I’m learning MCU programming with Atmega32 & winavr. I need to convert ADC value to something else (say voltage=5*ADCvalue/1023) which needs to deal with floating point/double. Then to display on LCD I need to convert the calculated value to string/array (eg. Sprintf(….)). Both these (floating point number & print function) consumes large memory/code area of the microcontroller (even with the small versions made for MCU).
Can any one please help me with any alternative way. I goggled a lot but failed to figure out solution specific to my case (I’m not an expert in programming/MCU).
ISR(ADC_vect)
{
uint8_t thelow=ADCL;
uint16_t adc10bit=ADCH<<2 |thelow>>6;
float adcvolt=4.8*((adc10bit)/1023);
char adcvoltstr[10];
sprintf(adcvoltstr,“%.2f”,adcvolt); //sprintf() may not be used
there’s an ATmega32 specific forum on avrfreaks.net.
Lots of help there.
99% of the time you can do A/D sample data processing by using fixed point and avoid the overhead of floating point, to include the large size of the float support for printf()

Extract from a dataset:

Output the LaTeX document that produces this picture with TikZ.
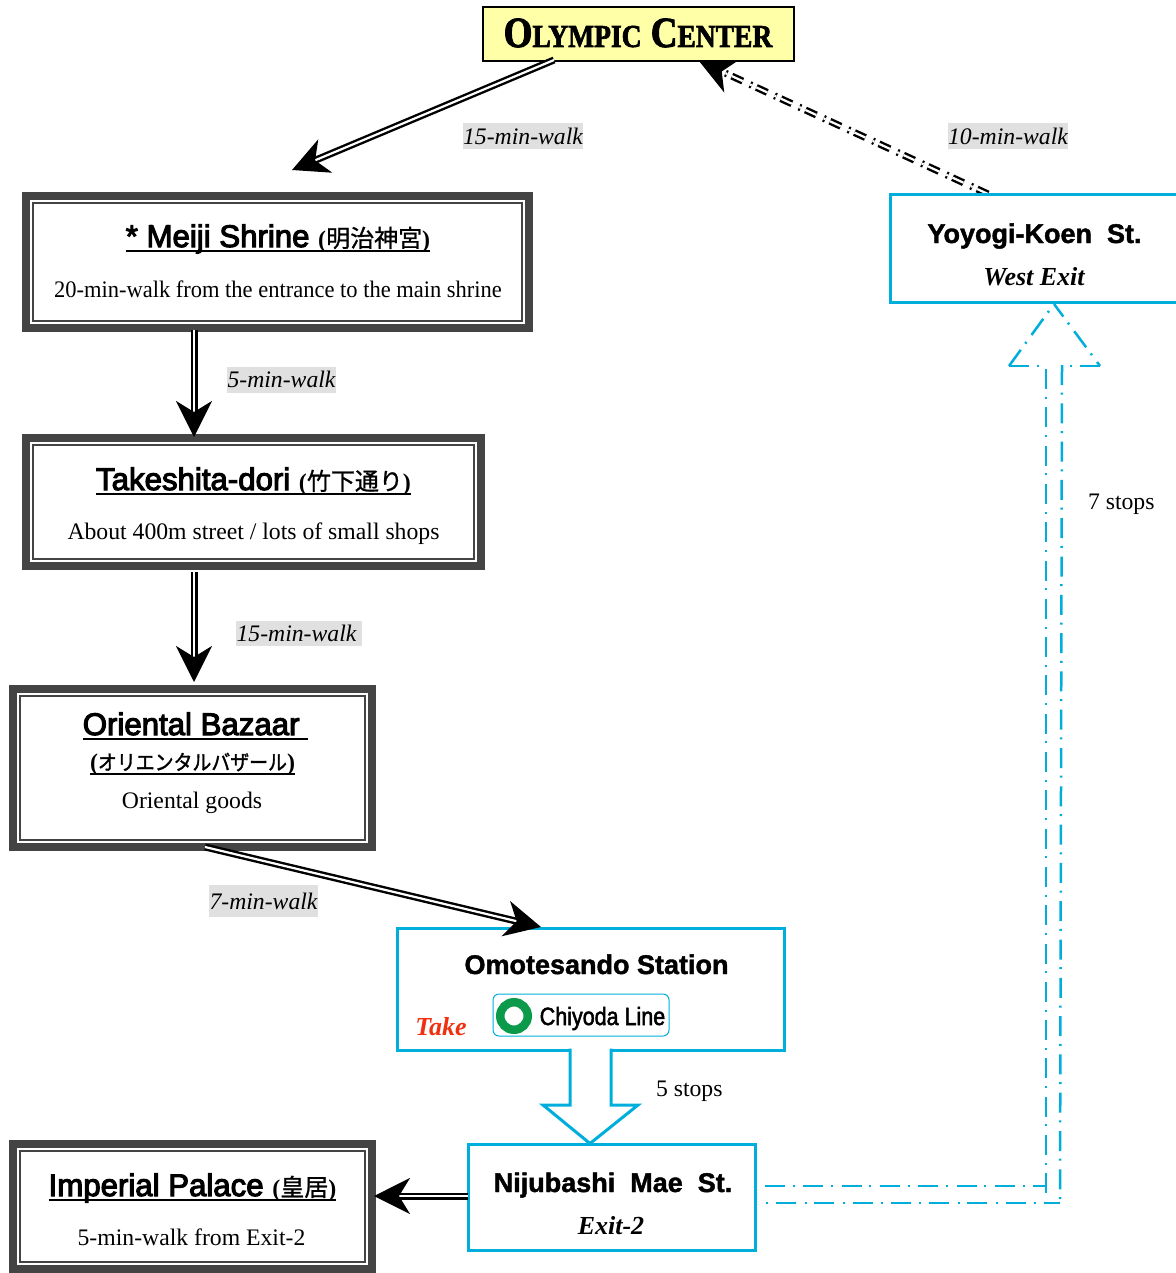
\documentclass[tikz,border=0pt]{standalone}
\usepackage{fontspec}
\usetikzlibrary{arrows.meta,backgrounds}
\setmainfont{Liberation Serif}
\newfontfamily\headfam{Liberation Sans}[FakeBold=3.5]
\newfontfamily\stationfam{Liberation Sans Bold}[FakeBold=1.5]
\newfontfamily\linefam{Liberation Sans}[FakeStretch=0.86,FakeBold=2]
\newfontfamily\jpfam{Noto Sans CJK JP}[FakeBold=1]
\newfontfamily\jpnarrow{Noto Sans CJK JP}[FakeStretch=0.9,FakeBold=1.5]
\newfontfamily\olyfam{Liberation Serif Bold}[FakeStretch=0.86,FakeBold=2]
\newfontfamily\narrowbody{Liberation Serif}[FakeStretch=0.949]
\definecolor{framegray}{HTML}{444444}
\definecolor{railblue}{HTML}{00AEDB}
\definecolor{notepaper}{HTML}{FFFFA8}
\definecolor{labelgray}{HTML}{E0E0E0}
\definecolor{takered}{HTML}{F03010}
\definecolor{ringgreen}{HTML}{0A9A4A}
\newcommand\placed[3]{\makebox[0pt]{\hspace*{\dimexpr 2\dimexpr #1pt\relax\relax}\raisebox{#2pt}[0pt][0pt]{#3}}}
\newcommand\ulbox[1]{\setbox0\hbox{#1}\rlap{\rule[-4.5pt]{\wd0}{2pt}}\box0 }
\newcommand\ttl{\headfam\fontsize{31.2}{36}\selectfont}
\newcommand\paren{\rmfamily\bfseries\fontsize{24}{28}\selectfont}
\newcommand\kanji{\jpfam\fontsize{24}{28}\selectfont}
\newcommand\body{\rmfamily\fontsize{23.7}{28}\selectfont}
\newcommand\station{\stationfam\fontsize{27}{32}\selectfont}
\newcommand\exitf{\rmfamily\bfseries\itshape\fontsize{26}{30}\selectfont}
\tikzset{
  framedbox/.style={rectangle,draw=framegray,line width=8pt,fill=white,inner sep=0pt,outer sep=0pt,
    path picture={\draw[framegray,line width=1.8pt]
      ([shift={(7.2,7.2)}]path picture bounding box.north west) rectangle
      ([shift={(-7.2,-7.2)}]path picture bounding box.south east);}},
  stationbox/.style={rectangle,draw=railblue,line width=3pt,fill=white,inner sep=0pt,outer sep=0pt},
  notebox/.style={rectangle,draw=black,line width=2pt,fill=notepaper,inner sep=0pt,outer sep=0pt},
  walklabel/.style={rectangle,fill=labelgray,inner sep=0pt,outer sep=0pt},
  stoplabel/.style={inner sep=0pt,outer sep=0pt,anchor=base west,font=\body},
  walkline/.style={draw=black,double=white,line width=2.4pt,double distance=2.2pt},
  walktip/.style={-{Stealth[length=36pt,width=36pt,inset=11pt]}},
  rail/.style={draw=railblue,line width=2.5pt,dash pattern=on 20pt off 7.7pt on 2pt off 8.6pt},
}
\begin{document}
\begin{tikzpicture}[x=1pt,y=-1pt]
\useasboundingbox (0,0) rectangle (1175,1273);
% boxes
\node[notebox,minimum width=311pt,minimum height=54pt] (olympic) at (638.5,34)
  {\placed{-0.5}{-13}{\olyfam\fontsize{43}{44}\selectfont O{\fontsize{32}{34}\selectfont LYMPIC} C{\fontsize{32}{34}\selectfont ENTER}}};
\node[framedbox,minimum width=503pt,minimum height=132pt] (meiji) at (277.5,262)
  {\placed{0.5}{15}{\ulbox{{\ttl * Meiji Shrine }{\paren(}{\kanji 明治神宮}{\paren)}}}%
   \placed{0.5}{-35}{\narrowbody\fontsize{23.7}{28}\selectfont 20-min-walk from the entrance to the main shrine}};
\node[framedbox,minimum width=455pt,minimum height=128pt] (takeshita) at (253.5,502)
  {\placed{0}{12}{\ulbox{{\ttl Takeshita-dori }{\paren(}{\kanji 竹下通り}{\paren)}}}%
   \placed{0}{-37}{\body About 400m street / lots of small shops}};
\node[framedbox,minimum width=359pt,minimum height=158pt] (oriental) at (192.5,768)
  {\placed{3}{33}{\ulbox{{\ttl Oriental Bazaar }}}%
   \placed{0}{-2}{\ulbox{{\paren(}{\jpnarrow\fontsize{21}{24}\selectfont オリエンタルバザール}{\paren)}}}%
   \placed{-0.5}{-40}{\body Oriental goods}};
\node[framedbox,minimum width=359pt,minimum height=125pt] (palace) at (192.5,1206.5)
  {\placed{0}{10.5}{\ulbox{{\ttl Imperial Palace }{\paren(}{\kanji 皇居}{\paren)}}}%
   \placed{-1}{-38.5}{\body 5-min-walk from Exit-2}};
\node[stationbox,minimum width=387pt,minimum height=122pt] (omote) at (591,989)
  {\placed{5.5}{15}{\station Omotesando Station}%
   \placed{-150}{-46}{\exitf\fontsize{26}{30}\selectfont\color{takered}Take}};
\node[stationbox,minimum width=287pt,minimum height=106pt] (niju) at (612,1197.5)
  {\placed{1}{5.5}{\station Nijubashi\ \ Mae\ \ St.}%
   \placed{-1}{-36.5}{\exitf Exit-2}};
\node[stationbox,minimum width=287pt,minimum height=107pt] (yoyogi) at (1034,248.5)
  {\placed{0.5}{5.5}{\station Yoyogi-Koen\ \ St.}%
   \placed{0}{-36.5}{\exitf West Exit}};
% line sign
\node[rectangle,rounded corners=6pt,draw=railblue,line width=1pt,fill=white,inner sep=0pt,minimum width=176pt,minimum height=42pt] (chiyoda) at (581,1015)
  {\placed{21.5}{-10}{\linefam\fontsize{25}{30}\selectfont Chiyoda Line}};
\node[circle,draw=ringgreen,line width=8.5pt,fill=white,inner sep=0pt,minimum size=27.5pt] (ring) at (514,1016) {};
% labels
\node[walklabel,minimum width=120pt,minimum height=26pt] (l15a) at (523,136) {\placed{0}{-8.5}{\body\itshape 15-min-walk}};
\node[walklabel,minimum width=120pt,minimum height=26pt] (l10) at (1008,136) {\placed{0}{-8.5}{\body\itshape 10-min-walk}};
\node[walklabel,minimum width=109pt,minimum height=26pt] (l5) at (281.5,380) {\placed{0}{-7}{\body\itshape 5-min-walk}};
\node[walklabel,minimum width=126pt,minimum height=25pt] (l15b) at (299,633.5) {\placed{-2.5}{-7.5}{\body\itshape 15-min-walk}};
\node[walklabel,minimum width=109pt,minimum height=32pt] (l7) at (263.5,901) {\placed{0}{-8}{\body\itshape 7-min-walk}};
\node[stoplabel] (s5) at (656,1096) {5 stops};
\node[stoplabel] (s7) at (1088,509.5) {7 stops};
% walking connectors
\draw[walkline,walktip] ([shift={(-84.5,-1)}]olympic.south) -- ([shift={(14.5,-26)}]meiji.north);
\draw[walkline,walktip] ([shift={(-83.5,2)}]meiji.south) -- ([shift={(-59.5,-1)}]takeshita.north);
\draw[walkline,walktip] ([shift={(-59.5,6)}]takeshita.south) -- ([shift={(1.5,-7)}]oriental.north);
\draw[walkline,walktip] ([shift={(12.5,0)}]oriental.south) -- ([shift={(-50,-1)}]omote.north);
\draw[walkline,walktip] ([shift={(-0.5,-1.5)}]niju.west) -- ([shift={(2,-10.5)}]palace.east);
\begin{pgfonlayer}{background}
\draw[walkline,walktip,dash pattern=on 12pt off 5pt on 2pt off 8pt] ([shift={(-46,-1)}]yoyogi.north) -- ([shift={(60.5,0)}]olympic.south);
\end{pgfonlayer}
% block arrow between stations
\draw[draw=railblue,line width=3pt,fill=white,line join=miter]
  ([shift={(-21,-1.5)}]omote.south) -- (570,1105) -- (543,1105) -- ([shift={(-22,-1)}]niju.north) -- (638,1105) -- (611,1105) -- ([shift={(20,-1.5)}]omote.south);
% dash-dotted block arrow between stations
\coordinate (railtop) at ([shift={(20,2)}]yoyogi.south);
\coordinate (railout) at ([shift={(9.5,-11.5)}]niju.east);
\coordinate (railback) at ([shift={(9.5,5.5)}]niju.east);
\draw[rail] (railout) -- (1046,1186);
\draw[rail,dash phase=4pt] (1060,1203) -- (railback);
\draw[rail] (1046,369) -- (1046,1196);
\draw[rail] (1062,365) -- (1060,1203);
\draw[rail] (1009,366) -- (railtop);
\draw[rail,dash phase=4.4pt] (railtop) -- (1100,366);
\draw[rail] (1009,366) -- (1046,366);
\draw[rail] (1100,366) -- (1062,366);
\end{tikzpicture}
\end{document}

If you don’t know about fixed point arithmetic on computers … you can read about it on the 'net or ask on the forum. It’s quite simple.
ALSO… your ISR needs a rewrite. You cannot call a C/C++ library from within an ISR. One should never do a delay() in an ISR. Concept of an ISR is to input the data, store it in a RAM buffer or list, tell the application (non-ISR) that there is more data available, exit. A few microseconds.
But more over…
As a beginner, you should not use an ISR at all; just use I/O instructions in the main() program and do a polling loop on A/D complete. This is a starter program.
You should never use floats unless there’s no way around it, or you aren’t worried about performance. There’s a lot of overhead, and since the MCU isn’t a floating point processor, it’s handling things internally as fixed point anyway.
ISRs should do as little work as possible. I won’t go as far as stevech and tell you not to use them at all, but I will agree that it’s easier to do things without them. (Avoiding ISRs makes everything ‘synchronous’, so your code is always where you think it is, whereas an interrupt could fire at any point within your code, and this could cause some strange race conditions. These are the same problems you see with multithreaded programming on desktop computers.)
Floats in small micros is a luxury few can afford. People coming from PC programming don’t realize that low cost micros don’t have floating point hardware and software floating point is (a) memory-intensive; (b) CPU intensive; (c) algorithmically not required most of the time! You can most often rearrange your thinking to use integer math, or use fixed point math.